### Data lines
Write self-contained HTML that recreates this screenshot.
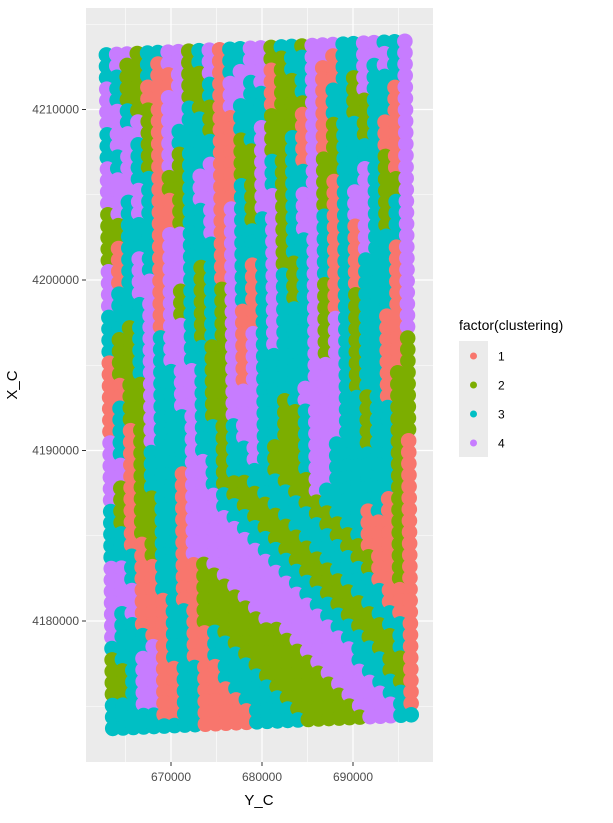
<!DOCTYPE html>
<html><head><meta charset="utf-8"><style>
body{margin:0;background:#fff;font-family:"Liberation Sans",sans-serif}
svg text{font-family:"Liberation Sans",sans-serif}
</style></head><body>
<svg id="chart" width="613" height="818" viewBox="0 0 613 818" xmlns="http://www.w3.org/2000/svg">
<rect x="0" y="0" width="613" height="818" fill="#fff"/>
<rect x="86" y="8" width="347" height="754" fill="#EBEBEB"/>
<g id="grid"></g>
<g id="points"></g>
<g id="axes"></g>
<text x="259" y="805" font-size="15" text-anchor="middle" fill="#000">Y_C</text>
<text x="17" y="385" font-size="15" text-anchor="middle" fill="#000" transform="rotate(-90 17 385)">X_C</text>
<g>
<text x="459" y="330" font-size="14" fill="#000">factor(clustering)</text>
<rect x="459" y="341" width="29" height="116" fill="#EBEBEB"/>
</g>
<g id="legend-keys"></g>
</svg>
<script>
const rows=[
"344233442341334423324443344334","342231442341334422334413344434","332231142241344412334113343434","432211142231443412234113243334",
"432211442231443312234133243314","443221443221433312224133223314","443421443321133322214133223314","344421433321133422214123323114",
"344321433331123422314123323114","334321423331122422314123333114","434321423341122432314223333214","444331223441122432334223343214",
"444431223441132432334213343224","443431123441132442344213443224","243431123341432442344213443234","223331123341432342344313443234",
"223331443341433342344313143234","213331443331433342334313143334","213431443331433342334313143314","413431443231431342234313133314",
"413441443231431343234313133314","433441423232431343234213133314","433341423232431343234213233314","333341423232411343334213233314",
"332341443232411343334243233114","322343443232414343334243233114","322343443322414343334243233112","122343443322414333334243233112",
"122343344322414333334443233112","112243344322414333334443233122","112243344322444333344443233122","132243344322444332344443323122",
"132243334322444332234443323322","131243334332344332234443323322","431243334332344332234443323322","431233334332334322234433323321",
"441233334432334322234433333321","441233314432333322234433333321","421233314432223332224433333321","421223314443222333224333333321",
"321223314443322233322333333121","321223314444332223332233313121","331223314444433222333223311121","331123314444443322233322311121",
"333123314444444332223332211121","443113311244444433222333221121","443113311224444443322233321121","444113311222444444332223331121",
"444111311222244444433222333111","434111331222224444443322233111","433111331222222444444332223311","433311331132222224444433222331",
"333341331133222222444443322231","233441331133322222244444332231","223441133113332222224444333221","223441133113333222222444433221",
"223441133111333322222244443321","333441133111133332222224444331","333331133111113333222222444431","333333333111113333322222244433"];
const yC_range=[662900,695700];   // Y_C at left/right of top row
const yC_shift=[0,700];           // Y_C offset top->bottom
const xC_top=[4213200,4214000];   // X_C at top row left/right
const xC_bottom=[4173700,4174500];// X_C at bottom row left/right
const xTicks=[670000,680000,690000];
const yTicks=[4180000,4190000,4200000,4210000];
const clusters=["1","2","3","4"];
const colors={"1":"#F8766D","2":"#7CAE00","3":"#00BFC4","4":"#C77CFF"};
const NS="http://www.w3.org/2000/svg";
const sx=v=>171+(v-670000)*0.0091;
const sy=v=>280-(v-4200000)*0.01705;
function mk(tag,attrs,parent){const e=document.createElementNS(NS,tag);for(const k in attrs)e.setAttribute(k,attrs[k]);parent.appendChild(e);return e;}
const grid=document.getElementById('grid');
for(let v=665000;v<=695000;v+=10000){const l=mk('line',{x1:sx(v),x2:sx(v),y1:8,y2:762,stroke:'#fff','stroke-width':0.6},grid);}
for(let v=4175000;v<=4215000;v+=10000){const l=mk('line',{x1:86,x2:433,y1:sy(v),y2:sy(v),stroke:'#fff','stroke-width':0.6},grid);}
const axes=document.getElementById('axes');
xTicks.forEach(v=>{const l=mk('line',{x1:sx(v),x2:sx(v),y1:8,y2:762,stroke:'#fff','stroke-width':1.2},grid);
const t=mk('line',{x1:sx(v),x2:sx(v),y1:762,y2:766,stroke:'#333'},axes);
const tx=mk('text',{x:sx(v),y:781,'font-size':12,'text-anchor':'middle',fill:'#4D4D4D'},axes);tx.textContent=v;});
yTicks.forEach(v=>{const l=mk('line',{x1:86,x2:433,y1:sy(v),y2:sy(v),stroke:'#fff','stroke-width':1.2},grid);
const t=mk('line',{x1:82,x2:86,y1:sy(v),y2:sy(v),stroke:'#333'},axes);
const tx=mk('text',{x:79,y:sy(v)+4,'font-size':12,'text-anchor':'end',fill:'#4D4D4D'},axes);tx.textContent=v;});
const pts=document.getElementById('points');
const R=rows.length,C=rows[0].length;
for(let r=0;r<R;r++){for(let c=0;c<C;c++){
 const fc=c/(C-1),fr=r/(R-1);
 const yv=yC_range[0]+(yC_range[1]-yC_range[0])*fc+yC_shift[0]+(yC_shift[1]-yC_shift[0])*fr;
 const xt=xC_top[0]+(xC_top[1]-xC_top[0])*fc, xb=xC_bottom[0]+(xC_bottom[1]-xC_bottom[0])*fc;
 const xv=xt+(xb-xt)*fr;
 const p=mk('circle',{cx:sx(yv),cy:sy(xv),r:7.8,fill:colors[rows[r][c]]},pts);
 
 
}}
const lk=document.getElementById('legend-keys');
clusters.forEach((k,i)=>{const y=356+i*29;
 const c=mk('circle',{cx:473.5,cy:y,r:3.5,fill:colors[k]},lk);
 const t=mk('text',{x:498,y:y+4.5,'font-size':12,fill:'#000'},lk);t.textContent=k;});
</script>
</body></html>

### What the task requires
Exactly as written, return every line of the listing, but not the pictures.

### Answer to the task
Write self-contained HTML that recreates this screenshot.
<!DOCTYPE html>
<html><head><meta charset="utf-8"><style>
body{margin:0;background:#fff;font-family:"Liberation Sans",sans-serif}
svg text{font-family:"Liberation Sans",sans-serif}
</style></head><body>
<svg id="chart" width="613" height="818" viewBox="0 0 613 818" xmlns="http://www.w3.org/2000/svg">
<rect x="0" y="0" width="613" height="818" fill="#fff"/>
<rect x="86" y="8" width="347" height="754" fill="#EBEBEB"/>
<g id="grid"></g>
<g id="points"></g>
<g id="axes"></g>
<text x="259" y="805" font-size="15" text-anchor="middle" fill="#000">Y_C</text>
<text x="17" y="385" font-size="15" text-anchor="middle" fill="#000" transform="rotate(-90 17 385)">X_C</text>
<g>
<text x="459" y="330" font-size="14" fill="#000">factor(clustering)</text>
<rect x="459" y="341" width="29" height="116" fill="#EBEBEB"/>
</g>
<g id="legend-keys"></g>
</svg>
<script>
const rows=[
"344233442341334423324443344334","342231442341334422334413344434","332231142241344412334113343434","432211142231443412234113243334",
"432211442231443312234133243314","443221443221433312224133223314","443421443321133322214133223314","344421433321133422214123323114",
"344321433331123422314123323114","334321423331122422314123333114","434321423341122432314223333214","444331223441122432334223343214",
"444431223441132432334213343224","443431123441132442344213443224","243431123341432442344213443234","223331123341432342344313443234",
"223331443341433342344313143234","213331443331433342334313143334","213431443331433342334313143314","413431443231431342234313133314",
"413441443231431343234313133314","433441423232431343234213133314","433341423232431343234213233314","333341423232411343334213233314",
"332341443232411343334243233114","322343443232414343334243233114","322343443322414343334243233112","122343443322414333334243233112",
"122343344322414333334443233112","112243344322414333334443233122","112243344322444333344443233122","132243344322444332344443323122",
"132243334322444332234443323322","131243334332344332234443323322","431243334332344332234443323322","431233334332334322234433323321",
"441233334432334322234433333321","441233314432333322234433333321","421233314432223332224433333321","421223314443222333224333333321",
"321223314443322233322333333121","321223314444332223332233313121","331223314444433222333223311121","331123314444443322233322311121",
"333123314444444332223332211121","443113311244444433222333221121","443113311224444443322233321121","444113311222444444332223331121",
"444111311222244444433222333111","434111331222224444443322233111","433111331222222444444332223311","433311331132222224444433222331",
"333341331133222222444443322231","233441331133322222244444332231","223441133113332222224444333221","223441133113333222222444433221",
"223441133111333322222244443321","333441133111133332222224444331","333331133111113333222222444431","333333333111113333322222244433"];
const yC_range=[662900,695700];   // Y_C at left/right of top row
const yC_shift=[0,700];           // Y_C offset top->bottom
const xC_top=[4213200,4214000];   // X_C at top row left/right
const xC_bottom=[4173700,4174500];// X_C at bottom row left/right
const xTicks=[670000,680000,690000];
const yTicks=[4180000,4190000,4200000,4210000];
const clusters=["1","2","3","4"];
const colors={"1":"#F8766D","2":"#7CAE00","3":"#00BFC4","4":"#C77CFF"};
const NS="http://www.w3.org/2000/svg";
const sx=v=>171+(v-670000)*0.0091;
const sy=v=>280-(v-4200000)*0.01705;
function mk(tag,attrs,parent){const e=document.createElementNS(NS,tag);for(const k in attrs)e.setAttribute(k,attrs[k]);parent.appendChild(e);return e;}
const grid=document.getElementById('grid');
for(let v=665000;v<=695000;v+=10000){const l=mk('line',{x1:sx(v),x2:sx(v),y1:8,y2:762,stroke:'#fff','stroke-width':0.6},grid);}
for(let v=4175000;v<=4215000;v+=10000){const l=mk('line',{x1:86,x2:433,y1:sy(v),y2:sy(v),stroke:'#fff','stroke-width':0.6},grid);}
const axes=document.getElementById('axes');
xTicks.forEach(v=>{const l=mk('line',{x1:sx(v),x2:sx(v),y1:8,y2:762,stroke:'#fff','stroke-width':1.2},grid);
const t=mk('line',{x1:sx(v),x2:sx(v),y1:762,y2:766,stroke:'#333'},axes);
const tx=mk('text',{x:sx(v),y:781,'font-size':12,'text-anchor':'middle',fill:'#4D4D4D'},axes);tx.textContent=v;});
yTicks.forEach(v=>{const l=mk('line',{x1:86,x2:433,y1:sy(v),y2:sy(v),stroke:'#fff','stroke-width':1.2},grid);
const t=mk('line',{x1:82,x2:86,y1:sy(v),y2:sy(v),stroke:'#333'},axes);
const tx=mk('text',{x:79,y:sy(v)+4,'font-size':12,'text-anchor':'end',fill:'#4D4D4D'},axes);tx.textContent=v;});
const pts=document.getElementById('points');
const R=rows.length,C=rows[0].length;
for(let r=0;r<R;r++){for(let c=0;c<C;c++){
 const fc=c/(C-1),fr=r/(R-1);
 const yv=yC_range[0]+(yC_range[1]-yC_range[0])*fc+yC_shift[0]+(yC_shift[1]-yC_shift[0])*fr;
 const xt=xC_top[0]+(xC_top[1]-xC_top[0])*fc, xb=xC_bottom[0]+(xC_bottom[1]-xC_bottom[0])*fc;
 const xv=xt+(xb-xt)*fr;
 const p=mk('circle',{cx:sx(yv),cy:sy(xv),r:7.8,fill:colors[rows[r][c]]},pts);
 
 
}}
const lk=document.getElementById('legend-keys');
clusters.forEach((k,i)=>{const y=356+i*29;
 const c=mk('circle',{cx:473.5,cy:y,r:3.5,fill:colors[k]},lk);
 const t=mk('text',{x:498,y:y+4.5,'font-size':12,fill:'#000'},lk);t.textContent=k;});
</script>
</body></html>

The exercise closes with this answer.